Key Concepts in Temporal
1-> Workflows
Workflows define the business process. For example:
- Order processing
- User onboarding
- Data integration pipeline
- Payment and refund flow
- Multi-step approval process
Workflows are:
- Deterministic
- Durable
- Can run for seconds, hours, or months
- Automatically resumed after failures
2-> Activities
Activities are the actual work:
- Call an API
- Write to a database
- Send an email
- Process a file
- Run a validation
Activities can fail and be retried automatically based on policies you define.
3-> Workers
- Workers are .NET services that:
- Poll Temporal for work
- Execute workflows and activities
- Report results back to Temporal
4-> Temporal Server
- The Temporal server:
- Stores workflow state
- Tracks history
- Handles retries, timers, and scheduling
- Guarantees reliability and consistency
Why Use Temporal in .NET Applications?
Reliability by Default
If your .NET service crashes, restarts, or scales down:
- Your workflow does not break
- It resumes exactly where it left off
Built-in Retries and Timeouts
No more custom retry loops everywhere:
- Configure retry policies per activity
- Temporal handles backoff, limits, and failures
Long-Running Processes Are Easy
You can:
- Wait for hours or days
- Wait for human input
- Wait for external systems
- Continue without losing state
Clean Business Logic
Your workflow code stays:
- Readable
- Linear
- Maintainable Instead of being split across queues, tables, and cron jobs.

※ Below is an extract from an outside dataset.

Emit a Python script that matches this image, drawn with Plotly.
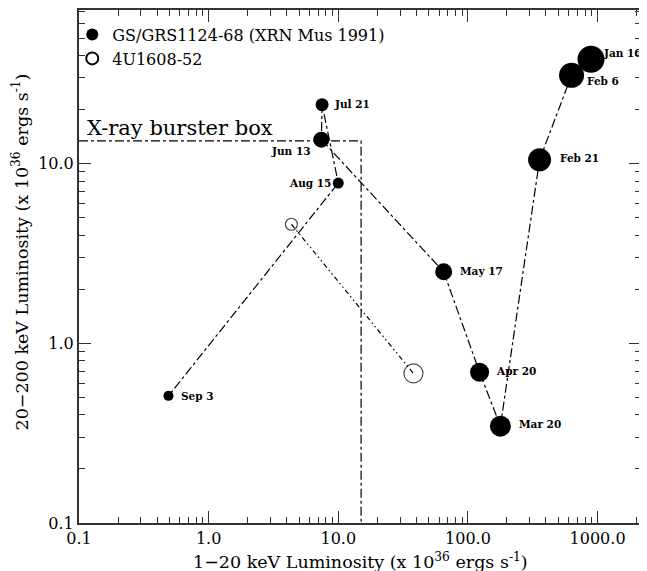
import math
import plotly.graph_objects as go

# GS/GRS1124-68 (XRN Mus 1991)
gs_dates = ["Jan 16", "Feb 6", "Feb 21", "Mar 20", "Apr 20", "May 17", "Jun 13", "Jul 21", "Aug 15", "Sep 3"]
gs_lx = [890, 630, 357, 178, 123, 65, 7.4, 7.5, 10.0, 0.49]
gs_ly = [38.1, 31.0, 10.5, 0.346, 0.69, 2.5, 13.6, 21.3, 7.8, 0.51]
gs_size = [27, 25, 23, 21, 19, 17, 16, 13, 11, 10]
# label placement (style): anchor side and pixel offsets from the marker centre
gs_lab_anchor = ["left", "left", "left", "left", "left", "left", "right", "left", "right", "left"]
gs_lab_dx = [10, 13, 18, 17, 14, 14, -8, 10, -5, 11]
gs_lab_dy = [6, -6, 2, 2, 1, 1, -11, 1, 0, 0]

# 4U1608-52
u_lx = [4.35, 38]
u_ly = [4.6, 0.68]
u_size = [12, 19]

# X-ray burster box corner
box_x = 15.0
box_y = 13.4

x_ticks = [0.1, 1, 10, 100, 1000]
x_ticktext = ["0.1", "1.0", "10.0", "100.0", "1000.0"]
y_ticks = [0.1, 1, 10]
y_ticktext = ["0.1", "1.0", "10.0"]
minor_ticks = [m * 10 ** e for e in range(-1, 4) for m in range(2, 10)]

serif = "DejaVu Serif"

fig = go.Figure()

fig.add_trace(go.Scatter(
    x=[x_ticks[0], box_x, box_x], y=[box_y, box_y, y_ticks[0]],
    mode="lines", line=dict(color="black", width=1.2, dash="dashdot"),
    showlegend=False, hoverinfo="skip"))

fig.add_trace(go.Scatter(
    x=u_lx, y=u_ly, mode="lines+markers",
    line=dict(color="black", width=1.2, dash="5px,3px,1.5px,3px,1.5px,3px"),
    marker=dict(symbol="circle-open", size=u_size, color="black", line=dict(width=1.2, color="black")),
    showlegend=False))

fig.add_trace(go.Scatter(
    x=gs_lx, y=gs_ly, mode="lines",
    line=dict(color="black", width=1.2, dash="dashdot"),
    showlegend=False, hoverinfo="skip"))

fig.add_trace(go.Scatter(
    x=gs_lx, y=gs_ly, mode="markers", cliponaxis=False,
    marker=dict(symbol="circle", size=gs_size, color="#000000", opacity=1,
                line=dict(width=0, color="#000000")),
    showlegend=False))

for d, lx, ly, anc, dx, dy in zip(gs_dates, gs_lx, gs_ly, gs_lab_anchor, gs_lab_dx, gs_lab_dy):
    fig.add_annotation(x=math.log10(lx), y=math.log10(ly), xref="x", yref="y", text=d,
                       showarrow=False, xanchor=anc, yanchor="middle", xshift=dx, yshift=dy,
                       font=dict(family=serif, size=10.5, color="black", weight="bold"))

# legend entries
fig.add_trace(go.Scatter(x=[None], y=[None], mode="markers", name="GS/GRS1124-68 (XRN Mus 1991)",
                         marker=dict(symbol="circle", size=15, color="black")))
fig.add_trace(go.Scatter(x=[None], y=[None], mode="markers", name="4U1608-52",
                         marker=dict(symbol="circle-open", size=15, color="black", line=dict(width=1.2))))

fig.add_annotation(x=-1, y=math.log10(box_y), xref="x", yref="y", text="X-ray burster box",
                   showarrow=False, xanchor="left", yanchor="bottom", xshift=6, yshift=-1,
                   font=dict(family=serif, size=21, color="black"))

axis_common = dict(type="log", showgrid=False, zeroline=False, showline=True, linecolor="#333",
                   linewidth=2, mirror="allticks", ticks="inside", ticklen=12, tickcolor="#333",
                   tickwidth=1.2, tickfont=dict(family=serif, size=16, color="black"),
                   automargin=False,
                   minor=dict(ticks="inside", ticklen=6, tickcolor="#333", tickwidth=1, showgrid=False,
                              tickvals=minor_ticks))

fig.update_xaxes(range=[-1, 3.335], tickvals=x_ticks, ticktext=x_ticktext, **axis_common)
fig.update_yaxes(range=[-1, 1.855], tickvals=y_ticks, ticktext=y_ticktext, **axis_common)

fig.add_annotation(x=0.5, y=0, xref="paper", yref="paper", yshift=-38, showarrow=False,
                   xanchor="center", yanchor="middle",
                   text="1−20 keV Luminosity (x 10<sup>36</sup> ergs s<sup>-1</sup>)",
                   font=dict(family=serif, size=17.5, color="black"))
fig.add_annotation(x=0, y=0.5, xref="paper", yref="paper", xshift=-59, yshift=14, showarrow=False,
                   xanchor="center", yanchor="middle", textangle=-90,
                   text="20−200 keV Luminosity (x 10<sup>36</sup> ergs s<sup>-1</sup>)",
                   font=dict(family=serif, size=17.5, color="black"))

# page body has an 8px margin, so the figure is sized to end at the window edge
fig.update_layout(
    width=639, height=563,
    margin=dict(l=71, r=6, t=2, b=48),
    paper_bgcolor="white", plot_bgcolor="white",
    legend=dict(x=-0.012, y=0.985, xanchor="left", yanchor="top", bgcolor="rgba(0,0,0,0)",
                font=dict(family=serif, size=16, color="black"), itemsizing="constant",
                tracegroupgap=0),
    showlegend=True,
)

fig.write_html("out.html")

A .NET-Oriented Example Use Case
Imagine a data integration pipeline in .NET:
- Fetch data from a partner API
- Validate and transform the data
- Save it to your database
- Call another system
- If any step fails, retry with backoff
- If the service crashes, resume from the last successful step
With Temporal:
- Each step is an Activity
- The whole flow is a Workflow
- Temporal handles:
-> Retries
-> State persistence
-> Crash recovery
-> Timeouts
-> Exactly-once workflow execution
You don’t need to write custom “resume logic” or “status tables”.

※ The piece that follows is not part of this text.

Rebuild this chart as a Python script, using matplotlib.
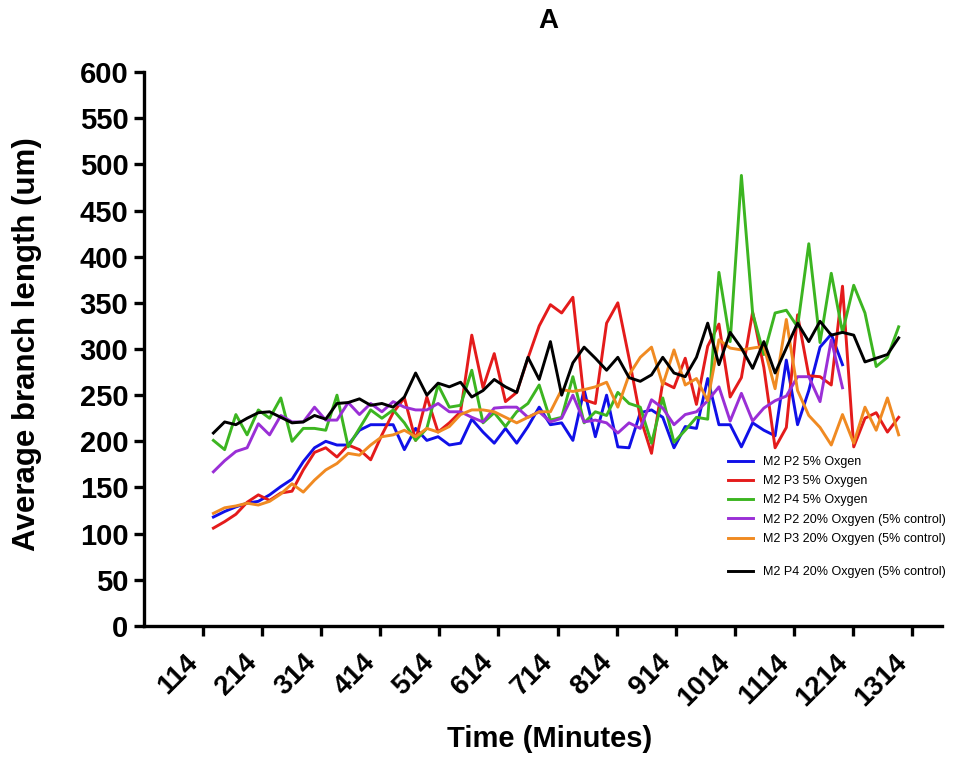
import matplotlib.pyplot as plt

plt.rcParams['font.family'] = ['Liberation Sans', 'DejaVu Sans']

# sampling times (minutes)
minutes = list(range(132, 1292, 19))

p2_5 = [118, 124, 129, 133, 135, 142, 151, 159, 178, 193,
        200, 196, 196, 212, 218, 218, 218, 191, 214, 201,
        205, 196, 198, 224, 210, 198, 214, 198, 216, 237,
        218, 220, 201, 256, 205, 250, 194, 193, 231, 234,
        226, 193, 216, 214, 268, 218, 218, 194, 220, 212,
        206, 288, 218, 255, 302, 316, 283]

p3_5 = [106, 113, 121, 134, 142, 136, 144, 146, 169, 188,
        193, 183, 196, 191, 180, 207, 231, 247, 201, 248,
        210, 220, 232, 315, 258, 295, 243, 253, 290, 325,
        348, 339, 356, 245, 241, 328, 350, 290, 226, 187,
        264, 258, 290, 240, 303, 327, 248, 269, 340, 280,
        193, 215, 337, 271, 270, 261, 368, 194, 225, 231,
        210, 226]

p4_5 = [201, 191, 229, 207, 234, 225, 247, 200, 214, 214,
        212, 250, 194, 214, 234, 225, 234, 220, 201, 214,
        261, 237, 239, 277, 220, 231, 216, 232, 241, 261,
        223, 226, 270, 220, 232, 228, 253, 241, 237, 198,
        247, 199, 212, 226, 224, 383, 308, 488, 339, 294,
        339, 342, 324, 414, 307, 382, 318, 369, 339, 281,
        291, 324]

p2_20 = [167, 179, 189, 193, 219, 207, 228, 221, 221, 237,
         223, 223, 242, 229, 241, 232, 243, 237, 234, 234,
         241, 232, 232, 226, 221, 236, 237, 237, 226, 232,
         221, 225, 250, 221, 223, 220, 209, 220, 214, 245,
         236, 218, 229, 232, 244, 259, 222, 252, 222, 236,
         244, 249, 270, 270, 243, 310, 258]

p3_20 = [122, 128, 130, 133, 131, 135, 143, 154, 145, 158,
         169, 176, 187, 185, 196, 205, 207, 212, 205, 214,
         210, 216, 229, 234, 234, 232, 226, 220, 226, 232,
         232, 256, 254, 256, 259, 264, 237, 272, 291, 302,
         261, 299, 261, 268, 244, 310, 301, 299, 301, 303,
         257, 332, 255, 228, 215, 196, 229, 198, 237, 212,
         247, 207]

p4_20 = [209, 221, 218, 225, 231, 232, 226, 220, 221, 228,
         224, 241, 242, 246, 239, 241, 237, 248, 274, 250,
         263, 259, 264, 248, 255, 267, 259, 253, 291, 267,
         308, 250, 285, 302, 290, 277, 291, 269, 265, 272,
         291, 274, 270, 291, 328, 283, 318, 301, 279, 308,
         274, 301, 328, 308, 330, 315, 318, 315, 286, 290,
         294, 312]

series = [
    (p2_5, '#1010e8', 'M2 P2 5% Oxgen'),
    (p3_5, '#e41b1b', 'M2 P3 5% Oxygen'),
    (p4_5, '#3cb521', 'M2 P4 5% Oxygen'),
    (p2_20, '#9a2fd6', 'M2 P2 20% Oxgyen (5% control)'),
    (p3_20, '#f08a22', 'M2 P3 20% Oxgyen (5% control)'),
    (p4_20, '#000000', 'M2 P4 20% Oxgyen (5% control)'),
]

tick_minutes = list(range(114, 1315, 100))

fig = plt.figure(figsize=(9.64, 7.62), dpi=100)
ax = fig.add_axes([0.149, 0.1785, 0.828, 0.727])

lines = []
for vals, col, lab in series:
    ln, = ax.plot(minutes[:len(vals)], vals, color=col, lw=2.1, label=lab)
    lines.append(ln)

ax.set_xlim(14, 1364)
ax.set_ylim(0, 600)
ax.set_yticks(range(0, 601, 50))
ax.set_xticks(tick_minutes)
ax.set_xticklabels([str(t) for t in tick_minutes], rotation=45,
                   ha='right', va='top', fontsize=20, fontweight='bold')
for lbl in ax.get_yticklabels():
    lbl.set_fontsize(21)
    lbl.set_fontweight('bold')

for side in ['top', 'right']:
    ax.spines[side].set_visible(False)
for side in ['left', 'bottom']:
    ax.spines[side].set_linewidth(2.4)
ax.tick_params(axis='both', width=2.4, length=7, pad=4)
ax.tick_params(axis='x', pad=10)

fig.text(0.028, 0.549, 'Average branch length (um)', rotation=90,
         ha='center', va='center', fontsize=22.5, fontweight='bold')
fig.text(0.57, 0.03, 'Time (Minutes)', ha='center', va='center',
         fontsize=21, fontweight='bold')
fig.text(0.569, 0.972, 'A', ha='center', va='center',
         fontsize=20, fontweight='bold')

# legend: first five rows together, last row set a little apart
leg_kw = dict(loc='upper left', frameon=False, fontsize=9,
              handlelength=2.0, handletextpad=0.8, labelspacing=0.58,
              borderpad=0, borderaxespad=0)
leg1 = ax.legend(handles=lines[:5], bbox_to_anchor=(0.732, 0.307), **leg_kw)
ax.add_artist(leg1)
ax.legend(handles=lines[5:], bbox_to_anchor=(0.732, 0.108), **leg_kw)

fig.savefig('out.png', dpi=100)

How Temporal Fits into the .NET Ecosystem
Temporal works great with:
- ASP.NET Core APIs
- Background services / workers
- Microservices architectures
- Azure / AWS / GCP deployments
- Message queues and event-driven systems
- Data integration and ETL pipelines
Common patterns:
- ASP.NET API starts a Temporal workflow
- .NET worker executes activities
- Workflow coordinates calls to multiple services
- Temporal ensures reliability and consistency
Temporal vs Traditional Approaches
| Traditional Approach | Problems | Temporal |
|---|---|---|
| Background jobs | Hard to resume state | Durable workflows |
| Message queues | You manage retries & state | Built-in reliability |
| Cron jobs | No workflow state | Full workflow history |
| Custom orchestration | Complex & error-prone | Simple, code-based orchestration |
When Should You Use Temporal?
Temporal is a great fit when you have:
- Long-running business processes
- Multi-step workflows across services
- Complex retry and failure handling needs
- Integration pipelines
- Distributed transactions (Saga pattern)

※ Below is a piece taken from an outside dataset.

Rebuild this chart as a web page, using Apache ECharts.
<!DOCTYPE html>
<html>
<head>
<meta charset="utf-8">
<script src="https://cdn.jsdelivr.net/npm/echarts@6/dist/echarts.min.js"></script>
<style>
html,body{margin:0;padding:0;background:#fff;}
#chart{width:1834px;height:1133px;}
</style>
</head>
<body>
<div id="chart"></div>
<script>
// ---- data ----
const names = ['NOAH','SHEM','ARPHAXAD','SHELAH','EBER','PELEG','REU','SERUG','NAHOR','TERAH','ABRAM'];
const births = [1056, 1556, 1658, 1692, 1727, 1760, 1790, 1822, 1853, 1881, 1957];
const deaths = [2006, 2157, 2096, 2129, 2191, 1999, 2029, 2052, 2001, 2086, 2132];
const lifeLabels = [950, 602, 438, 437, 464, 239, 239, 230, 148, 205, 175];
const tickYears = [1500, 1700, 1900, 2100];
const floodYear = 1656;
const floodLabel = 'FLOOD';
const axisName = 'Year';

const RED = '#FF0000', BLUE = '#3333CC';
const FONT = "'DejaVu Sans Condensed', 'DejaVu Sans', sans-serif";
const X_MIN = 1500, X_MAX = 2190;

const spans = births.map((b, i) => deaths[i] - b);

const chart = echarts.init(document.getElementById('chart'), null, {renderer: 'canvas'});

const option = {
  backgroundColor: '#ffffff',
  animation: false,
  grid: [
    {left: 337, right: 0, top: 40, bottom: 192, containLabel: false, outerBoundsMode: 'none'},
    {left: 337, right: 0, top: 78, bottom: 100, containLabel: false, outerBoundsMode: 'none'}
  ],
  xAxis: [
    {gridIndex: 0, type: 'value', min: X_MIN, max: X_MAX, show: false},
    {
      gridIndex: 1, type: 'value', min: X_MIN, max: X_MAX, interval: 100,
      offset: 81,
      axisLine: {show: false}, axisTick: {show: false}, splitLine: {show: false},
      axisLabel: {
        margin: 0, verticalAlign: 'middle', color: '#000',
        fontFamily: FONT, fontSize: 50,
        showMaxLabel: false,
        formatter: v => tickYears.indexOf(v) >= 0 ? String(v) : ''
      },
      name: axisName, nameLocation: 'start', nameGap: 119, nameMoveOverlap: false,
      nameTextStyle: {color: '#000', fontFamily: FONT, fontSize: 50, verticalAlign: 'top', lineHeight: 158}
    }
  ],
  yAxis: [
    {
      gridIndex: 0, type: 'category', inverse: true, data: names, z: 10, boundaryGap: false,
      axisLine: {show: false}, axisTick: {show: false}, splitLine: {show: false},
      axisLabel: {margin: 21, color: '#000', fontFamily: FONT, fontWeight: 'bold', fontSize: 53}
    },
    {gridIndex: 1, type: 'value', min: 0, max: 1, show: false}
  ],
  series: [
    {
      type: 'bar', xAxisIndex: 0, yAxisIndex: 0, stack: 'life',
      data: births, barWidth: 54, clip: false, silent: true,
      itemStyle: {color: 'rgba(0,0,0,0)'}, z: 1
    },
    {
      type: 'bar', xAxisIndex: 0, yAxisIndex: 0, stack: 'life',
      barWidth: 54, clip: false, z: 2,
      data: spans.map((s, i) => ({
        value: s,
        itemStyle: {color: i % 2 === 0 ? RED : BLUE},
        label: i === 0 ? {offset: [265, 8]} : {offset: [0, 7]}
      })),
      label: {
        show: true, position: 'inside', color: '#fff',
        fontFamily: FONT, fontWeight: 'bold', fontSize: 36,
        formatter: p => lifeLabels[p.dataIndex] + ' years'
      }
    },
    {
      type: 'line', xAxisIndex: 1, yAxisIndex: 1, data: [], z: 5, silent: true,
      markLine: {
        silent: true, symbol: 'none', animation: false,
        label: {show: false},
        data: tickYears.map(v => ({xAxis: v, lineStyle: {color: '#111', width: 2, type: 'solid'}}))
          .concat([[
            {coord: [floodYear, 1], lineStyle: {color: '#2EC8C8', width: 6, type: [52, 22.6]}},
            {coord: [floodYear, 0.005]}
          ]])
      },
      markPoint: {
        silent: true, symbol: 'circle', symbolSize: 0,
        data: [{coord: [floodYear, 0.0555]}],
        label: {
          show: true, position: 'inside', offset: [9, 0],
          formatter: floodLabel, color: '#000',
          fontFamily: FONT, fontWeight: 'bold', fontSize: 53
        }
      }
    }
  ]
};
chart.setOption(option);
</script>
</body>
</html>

- Human-in-the-loop workflows
- Critical processes that must not break or lose state
If your system is “just a simple CRUD app,” you might not need it. But for enterprise workflows and integrations, Temporal can be a game-changer.
Conclusion
Temporal brings a powerful idea to .NET development: write normal code, get enterprise-grade reliability for free.
With the Temporal .NET SDK, you can build:
- Durable workflows
- Fault-tolerant integrations
- Scalable background processes
- Clean, maintainable orchestration logic
Instead of fighting failures, retries, and restarts, you let Temporal handle them—so you can focus on business logic, not plumbing.